We still count a few lower bench wells in our inventory, but not a big number at this point.
And then when you look at the drilling efficiencies, spud days now, February released down to 13.5 days. When you look at your core inventory, what do you think is the optimal number of rigs that you can run on the core without over depleting the inventory?
We tend to look at it by area. And so if we're going into an area like Wild Basin, we think 2 rigs is a good number, especially when we consider the infrastructure. Now we could also as we pick up the pace support additional rigs in other core areas. So we could support 1 to 2 rigs in Alger. We've got additional drilling in Indian Hills and that could support another 1 to 2 rigs in those areas as well.
Okay, great. Thank you.
Thanks. This concludes our question and answer session. I would like to turn the conference back over to Tommy Nuss for any closing remarks.

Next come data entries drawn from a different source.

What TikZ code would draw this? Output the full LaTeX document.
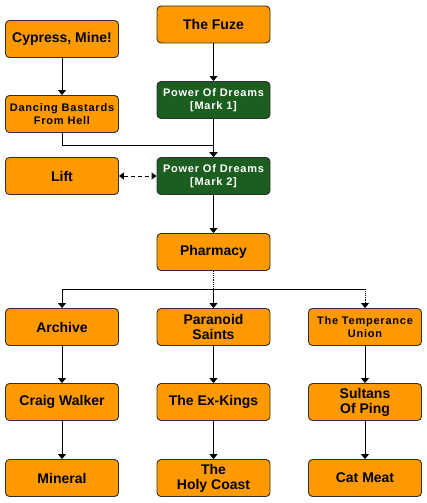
\documentclass[tikz,border=0pt]{standalone}
\usepackage{fontspec}
\setmainfont{Liberation Sans}
\newfontfamily\spacedfont[LetterSpace=7]{Liberation Sans}
\usetikzlibrary{arrows.meta}
\definecolor{boxorange}{HTML}{FF9900}
\definecolor{boxgreen}{HTML}{1B5E20}
\definecolor{boxline}{HTML}{303030}
\tikzset{
  box/.style={draw=boxline, line width=0.9pt, rounded corners=4pt, minimum width=113pt, minimum height=37pt, inner sep=1pt, align=center, fill=boxorange, text=black, font=\fontsize{14}{15}\selectfont\bfseries},
  smallbox/.style={box, font=\spacedfont\fontsize{11}{13}\selectfont\bfseries},
  greenbox/.style={smallbox, fill=boxgreen, text=white},
  arr/.style={line width=0.9pt, -{Triangle[width=8pt,length=5pt]}},
  dotseg/.style={line width=0.9pt, densely dotted},
  dasharr/.style={line width=0.9pt, dash pattern=on 4pt off 3pt, {Triangle[width=7pt,length=5pt]}-{Triangle[width=7pt,length=5pt]}},
}
\begin{document}
\begin{tikzpicture}[x=1pt, y=-1pt]
\useasboundingbox (0,0) rectangle (427,503);
% row nodes
\node[box] (fuze) at (213.5,24.5) {The Fuze};
\node[box] (cypress) at (62,39) {Cypress, Mine!};
\node[greenbox] (pod1) at (213.5,100) {Power Of Dreams\\{}[Mark 1]};
\node[smallbox] (dancing) at (62,114) {Dancing Bastards\\From Hell};
\node[box] (lift) at (62,176) {Lift};
\node[greenbox] (pod2) at (213.5,176) {Power Of Dreams\\{}[Mark 2]};
\node[box] (pharmacy) at (213.5,252) {Pharmacy};
\node[box] (archive) at (62,327) {Archive};
\node[box] (paranoid) at (213.5,327) {Paranoid\\Saints};
\node[smallbox] (temperance) at (365,327) {The Temperance\\Union};
\node[box] (craig) at (62,402) {Craig Walker};
\node[box] (exkings) at (213.5,402) {The Ex-Kings};
\node[box] (sultans) at (365,402) {Sultans\\Of Ping};
\node[box] (mineral) at (62,478) {Mineral};
\node[box] (holy) at (213.5,478) {The\\Holy Coast};
\node[box] (catmeat) at (365,478) {Cat Meat};
% junction coordinates
\coordinate (j1) at (0,145);
\coordinate (j2) at (0,289);
% connectors
\draw[arr] (cypress) -- (dancing);
\draw[arr] (fuze) -- (pod1);
\draw[arr] (pod1) -- (pod2);
\draw[arr] (dancing.south) -- (dancing.south |- j1) -| (pod2.north);
\draw[dasharr] (lift) -- (pod2);
\draw[arr] (pod2) -- (pharmacy);
\draw[dotseg] (pharmacy.south) -- (pharmacy.south |- j2);
\draw[line width=0.9pt] (archive.north |- j2) -- (temperance.north |- j2);
\draw[arr] (archive.north |- j2) -- (archive.north);
\draw[arr] (paranoid.north |- j2) -- (paranoid.north);
\draw[arr, densely dotted] (temperance.north |- j2) -- (temperance.north);
\draw[arr] (archive) -- (craig);
\draw[arr] (paranoid) -- (exkings);
\draw[arr] (temperance) -- (sultans);
\draw[arr] (craig) -- (mineral);
\draw[arr] (exkings) -- (holy);
\draw[arr] (sultans) -- (catmeat);
\end{tikzpicture}
\end{document}
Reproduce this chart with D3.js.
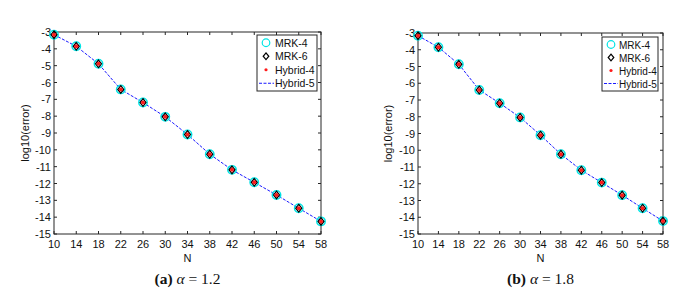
<!DOCTYPE html>
<html><head><meta charset="utf-8">
<script src="https://cdn.jsdelivr.net/npm/d3@7"></script>
<style>body{margin:0;background:#fff}svg{display:block}</style>
</head><body>
<svg id="c" width="698" height="296"></svg>
<script>
const N = [10,14,18,22,26,30,34,38,42,46,50,54,58];
const errA = [-3.16,-3.85,-4.89,-6.41,-7.19,-8.04,-9.09,-10.26,-11.19,-11.93,-12.68,-13.47,-14.25];
const errB = [-3.16,-3.85,-4.87,-6.40,-7.19,-8.04,-9.10,-10.24,-11.19,-11.93,-12.68,-13.46,-14.23];
const xTicks = [10,14,18,22,26,30,34,38,42,46,50,54,58];
const yTicks = [-3,-4,-5,-6,-7,-8,-9,-10,-11,-12,-13,-14,-15];
const seriesNames = ["MRK-4","MRK-6","Hybrid-4","Hybrid-5"];
const captions = [{lab:"(a)", val:"1.2"},{lab:"(b)", val:"1.8"}];

const svg = d3.select("#c");
const panels = [
  {x0:54, x1:321, y0:32, y1:234, data:errA, ylabX:29, leg:{x:257,y:35,w:60,h:56,fs:10.5,tx:18}, cap:captions[0]},
  {x0:418, x1:663, y0:33, y1:234, data:errB, ylabX:392, leg:{x:602,y:37,w:56,h:54,fs:10,tx:17}, cap:captions[1]}
];
const font = "'Liberation Sans', Arial, sans-serif";
const axisCol = "#262626";
const diamond = (w,h) => `M0,${-h}L${w},0L0,${h}L${-w},0Z`;

panels.forEach(p => {
  const g = svg.append("g");
  const x = d3.scaleLinear().domain([10,58]).range([p.x0,p.x1]);
  const y = d3.scaleLinear().domain([-15,-3]).range([p.y1,p.y0]);
  g.append("rect").attr("x",p.x0).attr("y",p.y0).attr("width",p.x1-p.x0).attr("height",p.y1-p.y0)
    .attr("fill","none").attr("stroke",axisCol).attr("stroke-width",1);
  const tl = 3;
  xTicks.forEach(t => {
    g.append("line").attr("x1",x(t)).attr("x2",x(t)).attr("y1",p.y1).attr("y2",p.y1-tl).attr("stroke",axisCol);
    g.append("line").attr("x1",x(t)).attr("x2",x(t)).attr("y1",p.y0).attr("y2",p.y0+tl).attr("stroke",axisCol);
    g.append("text").attr("x",x(t)).attr("y",p.y1+14).attr("text-anchor","middle")
      .attr("font-family",font).attr("font-size",11).attr("fill","#111").text(t);
  });
  yTicks.forEach(t => {
    g.append("line").attr("x1",p.x0).attr("x2",p.x0+tl).attr("y1",y(t)).attr("y2",y(t)).attr("stroke",axisCol);
    g.append("line").attr("x1",p.x1).attr("x2",p.x1-tl).attr("y1",y(t)).attr("y2",y(t)).attr("stroke",axisCol);
    g.append("text").attr("x",p.x0-3).attr("y",y(t)+4).attr("text-anchor","end")
      .attr("font-family",font).attr("font-size",11).attr("fill","#111").text(t);
  });
  g.append("text").attr("x",(p.x0+p.x1)/2).attr("y",p.y1+28).attr("text-anchor","middle")
    .attr("font-family",font).attr("font-size",11).attr("fill","#111").text("N");
  g.append("text").attr("transform",`translate(${p.ylabX},${(p.y0+p.y1)/2}) rotate(-90)`)
    .attr("text-anchor","middle").attr("font-family",font).attr("font-size",11).attr("fill","#111").text("log10(error)");
  const cap = g.append("text").attr("x",(p.x0+p.x1)/2).attr("y",p.y1+50).attr("text-anchor","middle")
    .attr("font-family","'Liberation Serif', 'Times New Roman', serif").attr("font-size",15.5).attr("fill","#111");
  cap.append("tspan").attr("font-weight","bold").text(p.cap.lab + " ");
  cap.append("tspan").attr("font-style","italic").text("α");
  cap.append("tspan").text(" = " + p.cap.val);

  const pts = N.map((n,i)=>({n, v:p.data[i]}));
  g.append("path").datum(pts).attr("fill","none").attr("stroke","#1a1aff").attr("stroke-width",1)
    .attr("stroke-dasharray","3,1.5")
    .attr("d", d3.line().x(d=>x(d.n)).y(d=>y(d.v)));
  g.selectAll(null).data(pts).enter().append("circle").attr("cx",d=>x(d.n)).attr("cy",d=>y(d.v))
    .attr("r",4.2).attr("fill","none").attr("stroke","#00e5e5").attr("stroke-width",1.5);
  g.selectAll(null).data(pts).enter().append("path").attr("transform",d=>`translate(${x(d.n)},${y(d.v)})`)
    .attr("d",diamond(3,3.8)).attr("fill","none").attr("stroke","#000").attr("stroke-width",1.2);
  g.selectAll(null).data(pts).enter().append("circle").attr("cx",d=>x(d.n)).attr("cy",d=>y(d.v))
    .attr("r",2).attr("fill","#ff1a1a");

  const L = p.leg;
  g.append("rect").attr("x",L.x).attr("y",L.y).attr("width",L.w).attr("height",L.h)
    .attr("fill","#fff").attr("stroke",axisCol).attr("stroke-width",1);
  const rowH = (L.h-2)/4;
  seriesNames.forEach((s,i) => {
    const cy = L.y + 1 + rowH*(i+0.5);
    const sx = L.x + 9;
    if (i===0) g.append("circle").attr("cx",sx).attr("cy",cy).attr("r",3.8).attr("fill","none").attr("stroke","#00e5e5").attr("stroke-width",1.2);
    if (i===1) g.append("path").attr("transform",`translate(${sx},${cy})`).attr("d",diamond(2.8,3.3)).attr("fill","none").attr("stroke","#000").attr("stroke-width",1.2);
    if (i===2) g.append("circle").attr("cx",sx).attr("cy",cy).attr("r",1.6).attr("fill","#ff1a1a");
    if (i===3) g.append("line").attr("x1",L.x+2).attr("x2",L.x+L.tx-1).attr("y1",cy).attr("y2",cy).attr("stroke","#1a1aff").attr("stroke-dasharray","3,1.5");
    g.append("text").attr("x",L.x+L.tx).attr("y",cy+4).attr("font-family",font).attr("font-size",L.fs).attr("fill","#111").text(s);
  });
});
</script>
</body></html>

Thanks. The team has done a great job across all disciplines adjusting to the current environment and setting us up for future success. We've kept volumes flat for 7 quarters, lived within cash flow all in for 6 quarters, brought well costs down by 45%, while increasing well recoveries by over 30%, optimized operating cost structure and minimized service contract exposure and we've established a strong hedge and liquidity position. So we feel really good about where we stand and where we are going forward and being able to get to the other side of this current environment. Again, thank you for participating in our call.